The Environmental Protection Agency (EPA) has ordered Enbridge to submit a new River Clean Up Plan by Monday.
An Enbridge Pipeline leaked over 800,000 gallons into the Kalamazoo River in Michigan.
While bashing oil companies is fashionable nowadays and perhaps with reason, there is also blame to go around elsewhere.
While Enbridge will resubmit its River Clean Up Plan to conform with EPA guidelines, there are other easment issues that should be addressed, particularly in Michigan.
It was mentioned to the author on Friday, that an engineer who had been working in Michigan with Enbridge, had commented that each time a pipeline company wants to enter and easement it becomes a court battle .
After a little research, it is pretty obvious that various levels of government, utility providers and land owners work on opposite ends, making maintenance not only expensive, but also difficult.

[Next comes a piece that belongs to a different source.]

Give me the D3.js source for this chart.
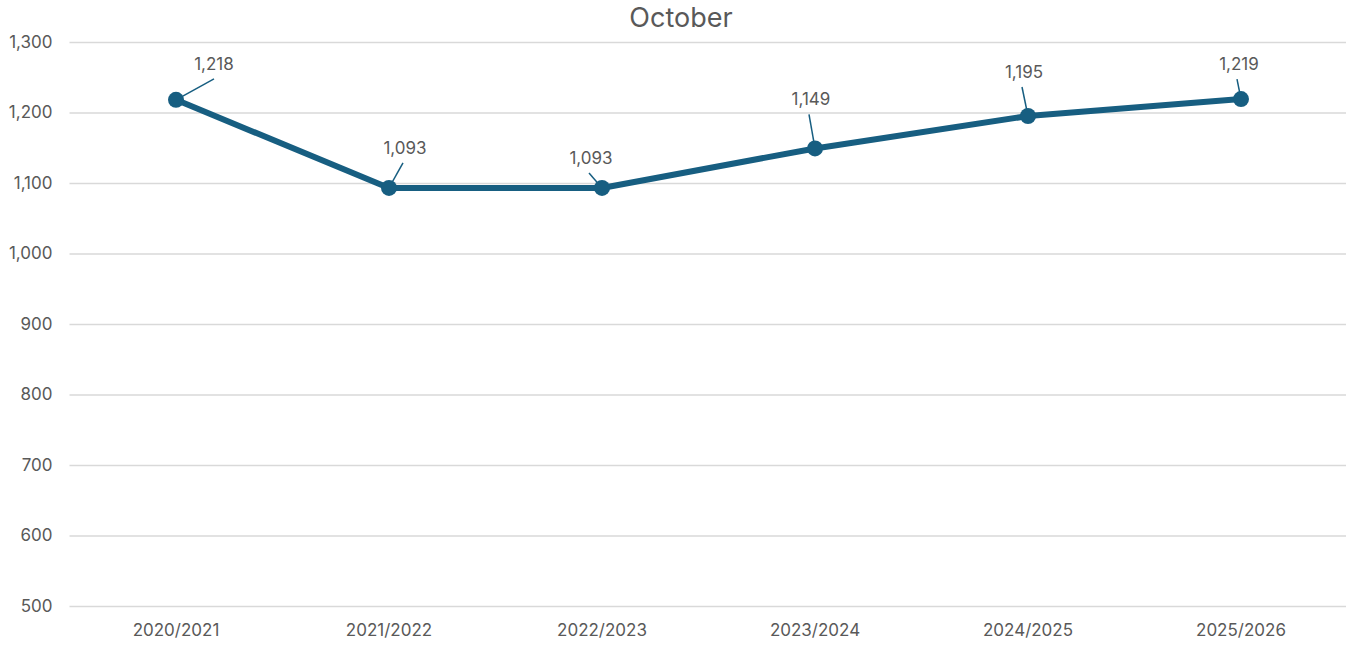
<!DOCTYPE html>
<html>
<head>
<meta charset="utf-8">
<script src="https://cdn.jsdelivr.net/npm/d3@7"></script>
<style>
  body { margin: 0; background: #fff; }
  text { font-family: Inter, "Open Sans", sans-serif; fill: #595959; }
</style>
</head>
<body>
<div id="chart"></div>
<script>
"use strict";

// data
var seasons = ["2020/2021", "2021/2022", "2022/2023", "2023/2024", "2024/2025", "2025/2026"];
var counts = [1218, 1093, 1093, 1149, 1195, 1219];
var yTicks = [500, 600, 700, 800, 900, 1000, 1100, 1200, 1300];

// where each data label sits relative to its point (label centre, leader end)
var labelOffsets = [[38, -36], [16, -40], [-11, -30], [-4, -49], [-4, -44], [-2, -35]];

var W = 1346, H = 645;
var margin = { top: 42, right: -1.5, bottom: 39, left: 69.5 };

var svg = d3.select("#chart").append("svg")
  .attr("width", W).attr("height", H);

var x = d3.scaleBand().domain(seasons).range([margin.left, W - margin.right]);
var y = d3.scaleLinear().domain([500, 1300]).range([H - margin.bottom, margin.top]);

// gridlines + y labels
var yAxis = d3.axisLeft(y).tickValues(yTicks).tickFormat(d3.format(",")).tickSize(-(W - margin.left)).tickPadding(17);
var gy = svg.append("g").attr("transform", "translate(" + margin.left + ",0)").call(yAxis);
gy.select(".domain").remove();
gy.selectAll("line").attr("stroke", "#d9d9d9").attr("stroke-width", 1.3);
gy.selectAll("text").style("font-size", "17px").attr("fill", "#595959");

// x labels
var xAxis = d3.axisBottom(x).tickSize(0).tickPadding(18);
var gx = svg.append("g").attr("transform", "translate(0," + (H - margin.bottom) + ")").call(xAxis);
gx.select(".domain").remove();
gx.selectAll("text").style("font-size", "17px").attr("fill", "#595959");

// title
svg.append("text").attr("x", 681).attr("y", 27).attr("text-anchor", "middle")
  .style("font-size", "27px").text("October");

var color = "#175e81";
var cx = function (d, i) { return x(seasons[i]) + x.bandwidth() / 2; };

svg.append("path")
  .datum(counts)
  .attr("fill", "none").attr("stroke", color).attr("stroke-width", 6)
  .attr("stroke-linejoin", "round")
  .attr("d", d3.line().x(cx).y(function (d) { return y(d); }));

// leader lines
svg.selectAll(".leader").data(counts).enter().append("line")
  .attr("stroke", color).attr("stroke-width", 1.5)
  .attr("x1", function (d, i) { return cx(d, i); })
  .attr("y1", function (d) { return y(d); })
  .attr("x2", function (d, i) { return cx(d, i) + labelOffsets[i][0] - (i === 0 ? 0 : 2); })
  .attr("y2", function (d, i) {
    var o = labelOffsets[i];
    return y(d) + o[1] + (o[1] < 0 ? 15 : -15);
  });

svg.selectAll(".dot").data(counts).enter().append("circle")
  .attr("cx", cx).attr("cy", function (d) { return y(d); })
  .attr("r", 8).attr("fill", color);

svg.selectAll(".lbl").data(counts).enter().append("text")
  .attr("x", function (d, i) { return cx(d, i) + labelOffsets[i][0]; })
  .attr("y", function (d, i) { return y(d) + labelOffsets[i][1] + 6; })
  .attr("text-anchor", "middle")
  .style("font-size", "17px")
  .text(d3.format(","));
</script>
</body>
</html>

The linked brief Michigans Metro Act and AT&T: Pipelines, telecoms and cable seems to shed some light on that problem.
In the State of Michigan, the right of local jurisdiction or control of the public right-of-way is guaranteed in the state's constitution of 1963. Section 29 of that document states, in part, "The right of all counties, townships, cities and villages to the reasonable control of their highways, streets, alleys and public places is hereby reserved to such local units of government."
This, of course, has constantly caused conflict and made the effort of going on Easements difficulty, especially for pipelines, which generally need 30 meters, approximately 100 feet (based on Alberta).
While municipalities in Michigan (Lansing) made provision for rail lines, requiring 175 foot set-back for dwellings. Nothing was done for pipelines though.
While Enbridge must be held responsible for its pipelines, the State of Michigan and its municipalities must also get their act together.
According to an AP report incorporated into a CBC news report, the Pipeline and Hazardous Materials Safety Administration informed Enbridge in January that it might have violated safety codes by improperly monitoring corrosion in the pipeline.
Where was the follow-up? Six months later the Kalamazoo River is polluted by crude oil.
The status quo is not acceptable.
EPA has received approval for up to $13 million to fund the federal government’s operations in response to the spill. EPA has the role of Federal On-Scene Coordinator for this incident.